Omit every picture and return the rest of the data unaltered.

# # # # # # #

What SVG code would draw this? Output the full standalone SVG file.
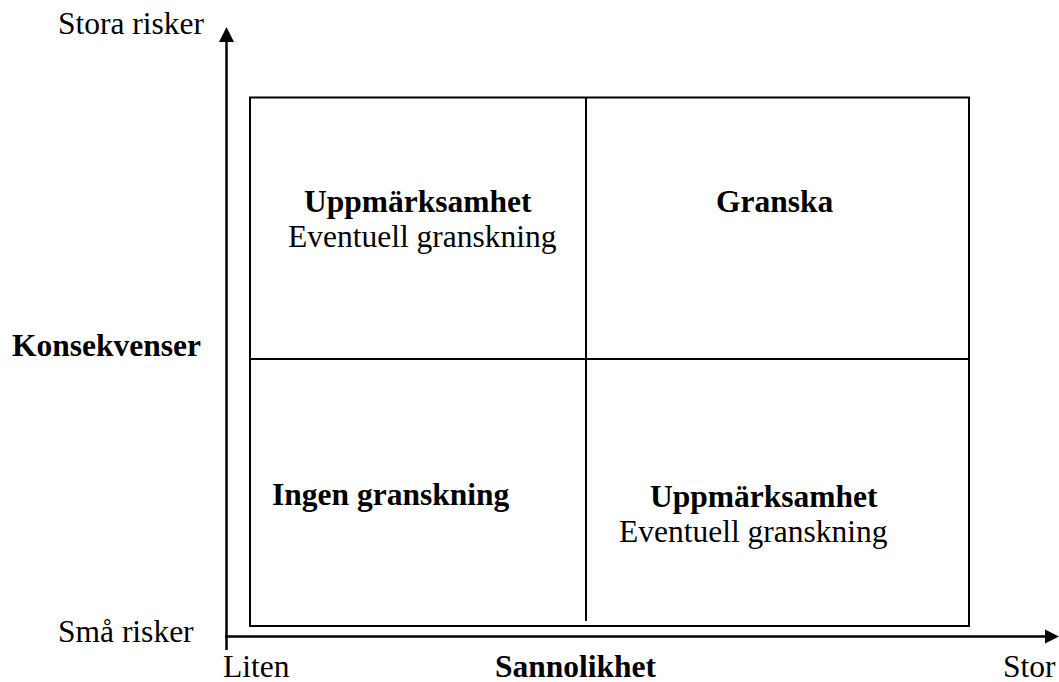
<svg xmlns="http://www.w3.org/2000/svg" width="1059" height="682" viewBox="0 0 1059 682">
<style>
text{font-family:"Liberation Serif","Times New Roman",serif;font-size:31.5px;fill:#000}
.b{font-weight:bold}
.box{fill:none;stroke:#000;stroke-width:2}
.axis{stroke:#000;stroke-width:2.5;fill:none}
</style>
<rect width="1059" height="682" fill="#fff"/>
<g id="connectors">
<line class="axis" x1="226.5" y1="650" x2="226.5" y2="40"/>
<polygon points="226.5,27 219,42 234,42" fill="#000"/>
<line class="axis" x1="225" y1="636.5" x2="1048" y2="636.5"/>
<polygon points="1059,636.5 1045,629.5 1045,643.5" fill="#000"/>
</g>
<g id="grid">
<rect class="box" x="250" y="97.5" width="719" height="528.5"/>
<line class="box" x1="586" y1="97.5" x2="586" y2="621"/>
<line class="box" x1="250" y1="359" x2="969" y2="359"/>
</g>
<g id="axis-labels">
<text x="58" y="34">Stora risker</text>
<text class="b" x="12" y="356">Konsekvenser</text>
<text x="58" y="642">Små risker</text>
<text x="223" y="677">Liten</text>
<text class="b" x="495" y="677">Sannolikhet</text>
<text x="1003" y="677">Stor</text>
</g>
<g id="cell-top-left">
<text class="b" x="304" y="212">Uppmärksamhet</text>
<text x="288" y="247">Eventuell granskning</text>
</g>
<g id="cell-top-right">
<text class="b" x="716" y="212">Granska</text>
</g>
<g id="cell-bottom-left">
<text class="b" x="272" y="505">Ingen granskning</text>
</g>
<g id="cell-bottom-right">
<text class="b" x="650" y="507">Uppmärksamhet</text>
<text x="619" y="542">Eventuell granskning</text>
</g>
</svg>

# # # # # # #

Response to this exercise:
What SVG code would draw this? Output the full standalone SVG file.
<svg xmlns="http://www.w3.org/2000/svg" width="1059" height="682" viewBox="0 0 1059 682">
<style>
text{font-family:"Liberation Serif","Times New Roman",serif;font-size:31.5px;fill:#000}
.b{font-weight:bold}
.box{fill:none;stroke:#000;stroke-width:2}
.axis{stroke:#000;stroke-width:2.5;fill:none}
</style>
<rect width="1059" height="682" fill="#fff"/>
<g id="connectors">
<line class="axis" x1="226.5" y1="650" x2="226.5" y2="40"/>
<polygon points="226.5,27 219,42 234,42" fill="#000"/>
<line class="axis" x1="225" y1="636.5" x2="1048" y2="636.5"/>
<polygon points="1059,636.5 1045,629.5 1045,643.5" fill="#000"/>
</g>
<g id="grid">
<rect class="box" x="250" y="97.5" width="719" height="528.5"/>
<line class="box" x1="586" y1="97.5" x2="586" y2="621"/>
<line class="box" x1="250" y1="359" x2="969" y2="359"/>
</g>
<g id="axis-labels">
<text x="58" y="34">Stora risker</text>
<text class="b" x="12" y="356">Konsekvenser</text>
<text x="58" y="642">Små risker</text>
<text x="223" y="677">Liten</text>
<text class="b" x="495" y="677">Sannolikhet</text>
<text x="1003" y="677">Stor</text>
</g>
<g id="cell-top-left">
<text class="b" x="304" y="212">Uppmärksamhet</text>
<text x="288" y="247">Eventuell granskning</text>
</g>
<g id="cell-top-right">
<text class="b" x="716" y="212">Granska</text>
</g>
<g id="cell-bottom-left">
<text class="b" x="272" y="505">Ingen granskning</text>
</g>
<g id="cell-bottom-right">
<text class="b" x="650" y="507">Uppmärksamhet</text>
<text x="619" y="542">Eventuell granskning</text>
</g>
</svg>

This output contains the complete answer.